Projectile Motion w/ unknown initial velocity & uneven launch/landing points

[txaggiejs18]

Homework Statement

A baseball thrown at an angle of 60.0 above the horizontal strikes a building 18.0m away at a point 6.00m above the point from which it is thrown. Ignore air resistance.

A) Find the magnitude of the initial velocity of the baseball (the velocity with which the baseball is thrown).
B) Find the magnitude of the velocity of the baseball just before it strikes the building.
C) Find the direction of the velocity of the baseball just before it strikes the building.

known:
initial angle = 60^o
x = 18, y = 6 @ point of impact
a = 9.8 m/s²

Homework Equations

x = v_0x*t
y = v_0y*t + .5*a*t²

The Attempt at a Solution

I began by manipulating the equations above to create an equation that solves for the magnitude of the velocity, v at x=18, y=6 :

18 = cos(60)*v*t
6 = sin(60)*v*t + .5*a*t²

t = 18/(cos(60)*v)
6 = sin(60)*v*(18/(cos(60)*v))+.5*-9.8*(18/(cos(60)*v))²
v = sqrt((.5*-9.8*18²)/(6-(18*sin(60)/cos(60))))/cos(60)

And using this I found v to be 15.9, which is incorrect. I don't think the rest will be any problem if I can figure out v, but I can't find what I'm doing wrong for the life of me. Also, if there is a different approach I should be taking please tell me, thanks!

 

[poopcaboose]

Try using the position kinematic equation y=-1/2gt^2+vsin(60)t+yo and set the final value (y)at six meters. And the equation x=-1/2gt^2+vcos(60)t+xo, since there is no acceleration in the x vector the equation becomes 18=vcos(60)t, therefore v=18/cos(60)t sub it into the y position equation. You get 6=-4.9t^2+(18*sin(60))/(cos(60)), or t=sqrt((18tan(60)-6)/4.9). Then sub the time back into the v=18/cos(60)t equation. V=9*sqrt((18tan(60)-6)/4.9)

 

[txaggiejs18]

Try using the position kinematic equation y=-1/2gt^2+vsin(60)t+yo and set the final value (y)at six meters. Solve for time the substitute the time into the velocity equation in the x direction, then just solve for average velocity.
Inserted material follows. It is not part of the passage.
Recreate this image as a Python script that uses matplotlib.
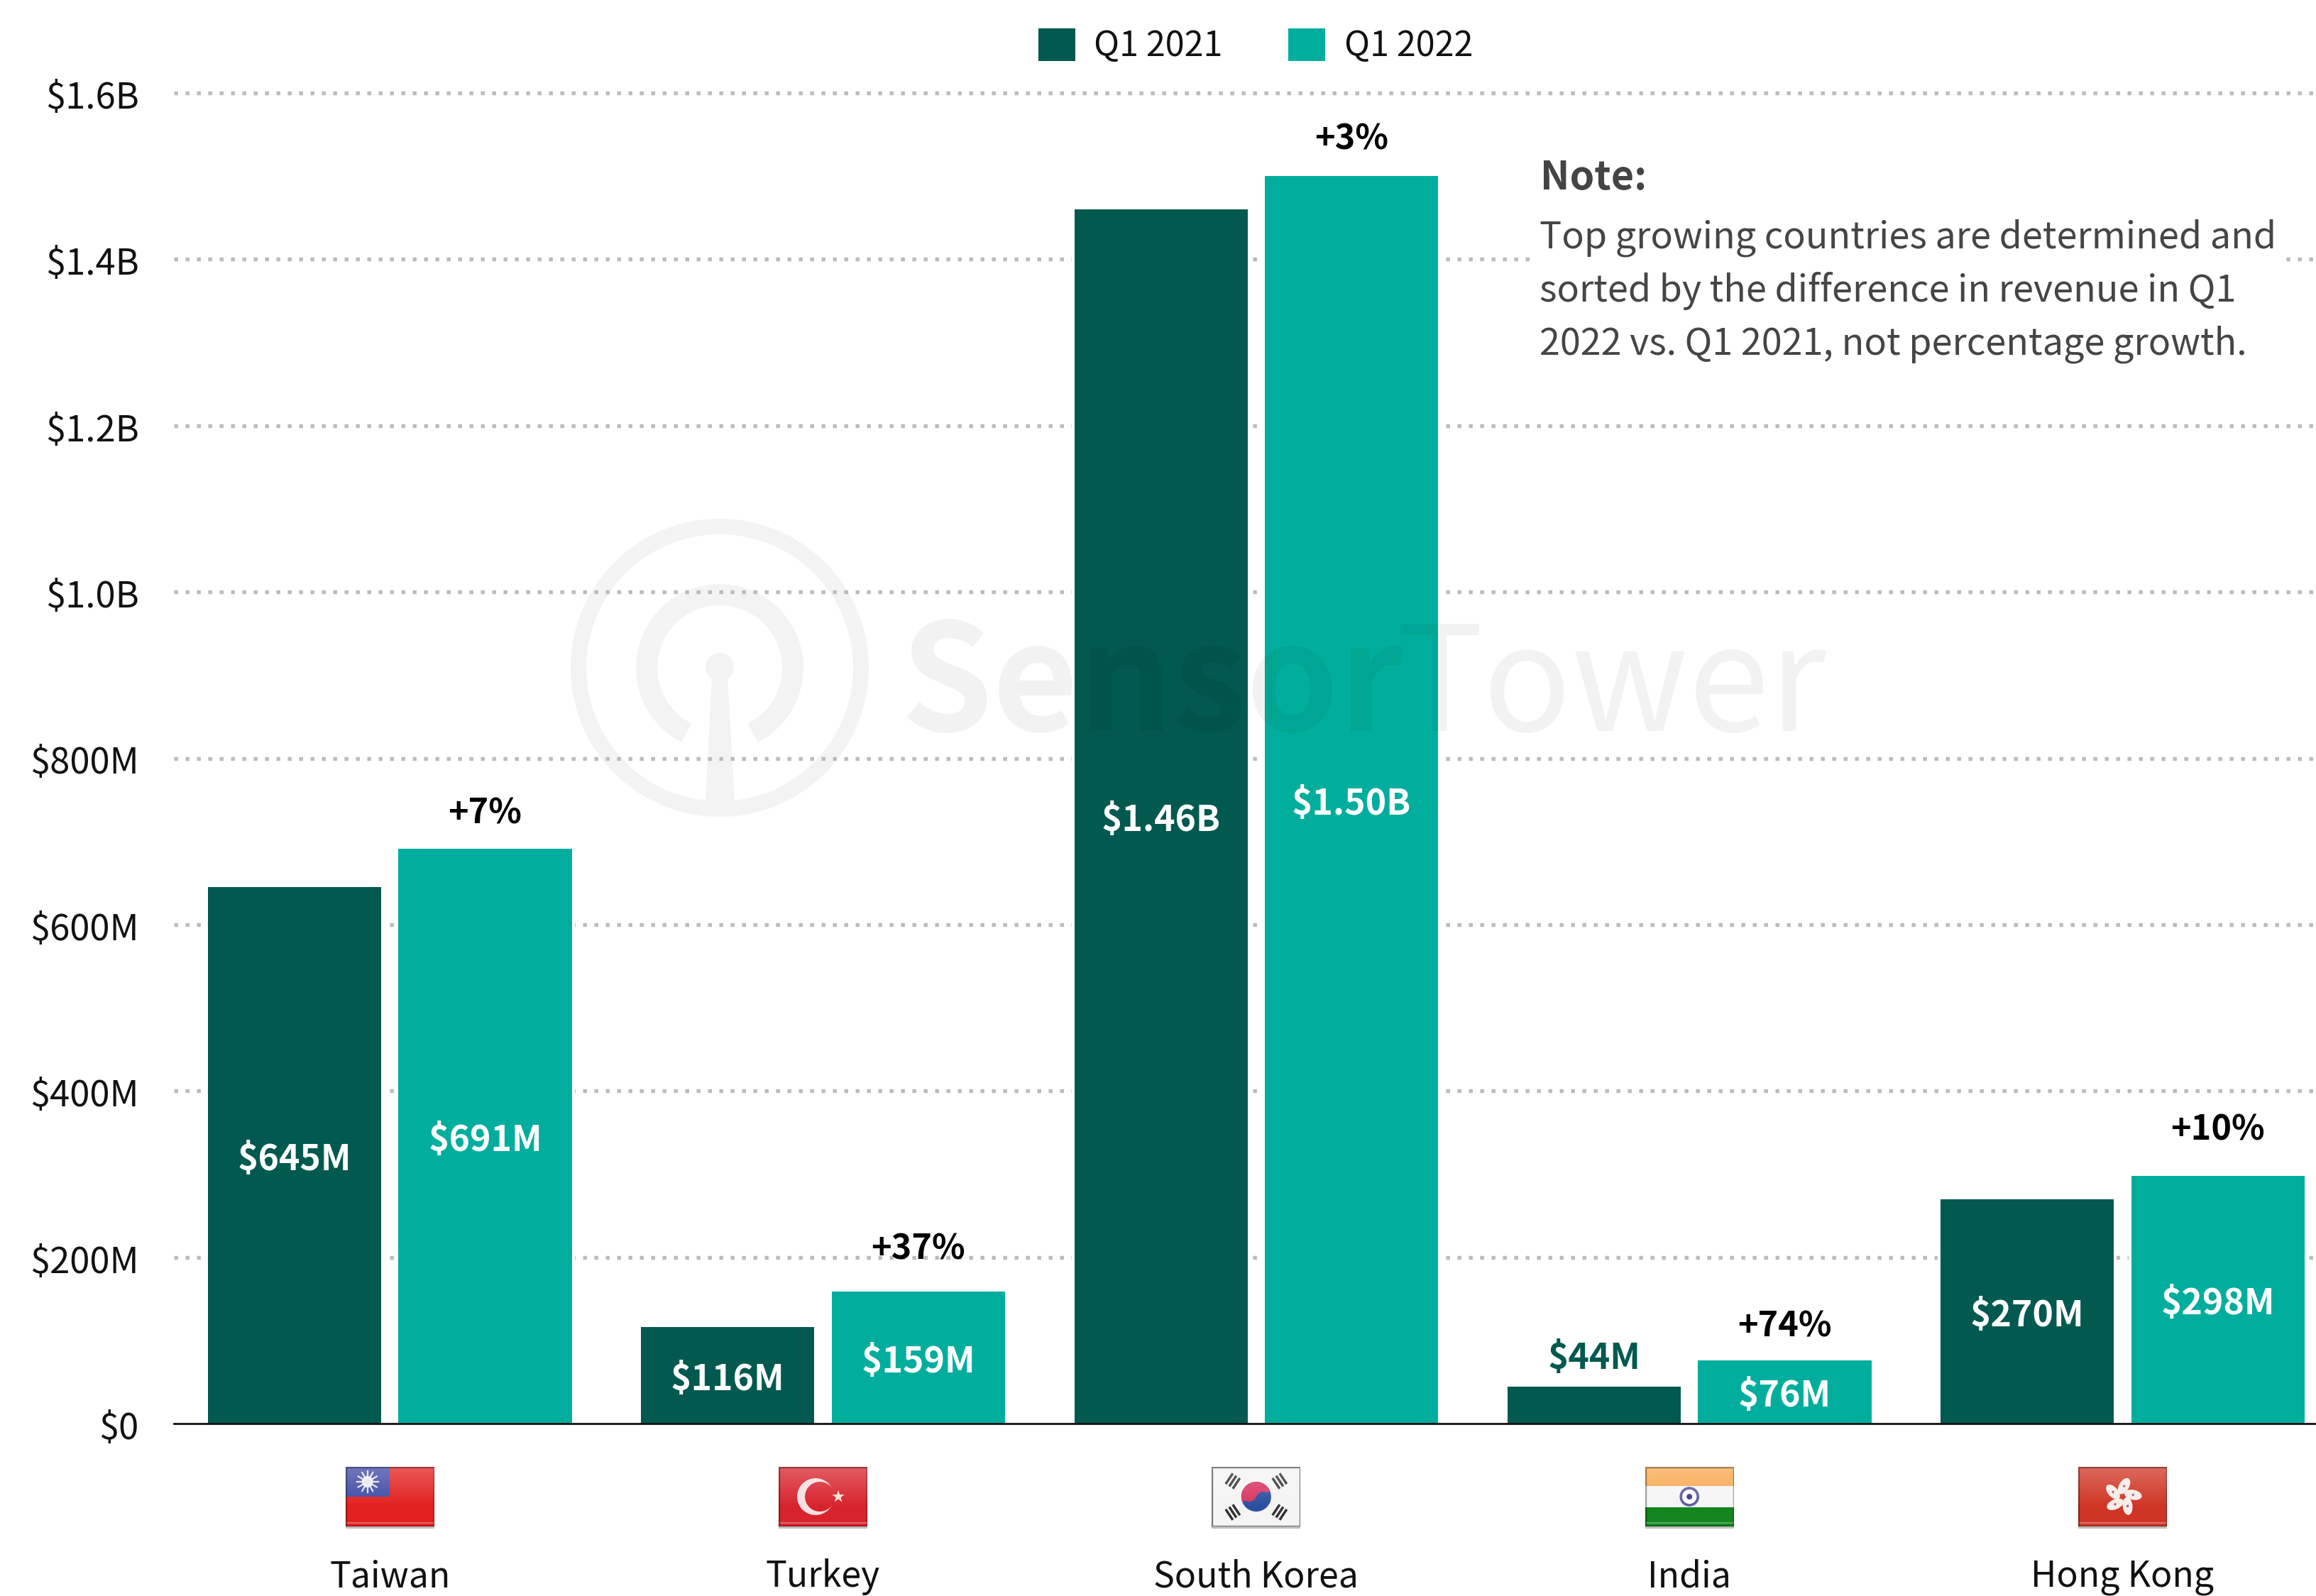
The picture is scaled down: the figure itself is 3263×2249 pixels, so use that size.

Doesn't this lead to a quadratic equation with t? That's what I ended up with and it's getting messy and even harder to follow...unless I'm misunderstanding you?

 

[poopcaboose]

Sorry about the first post I edited it, you were on the right track just use substitution

 

[txaggiejs18]

Ah, thank you...I just realized that I was entering 15.9 into the wrong blank on the submission form...I'm resisting the urge to slam my fist through my wall.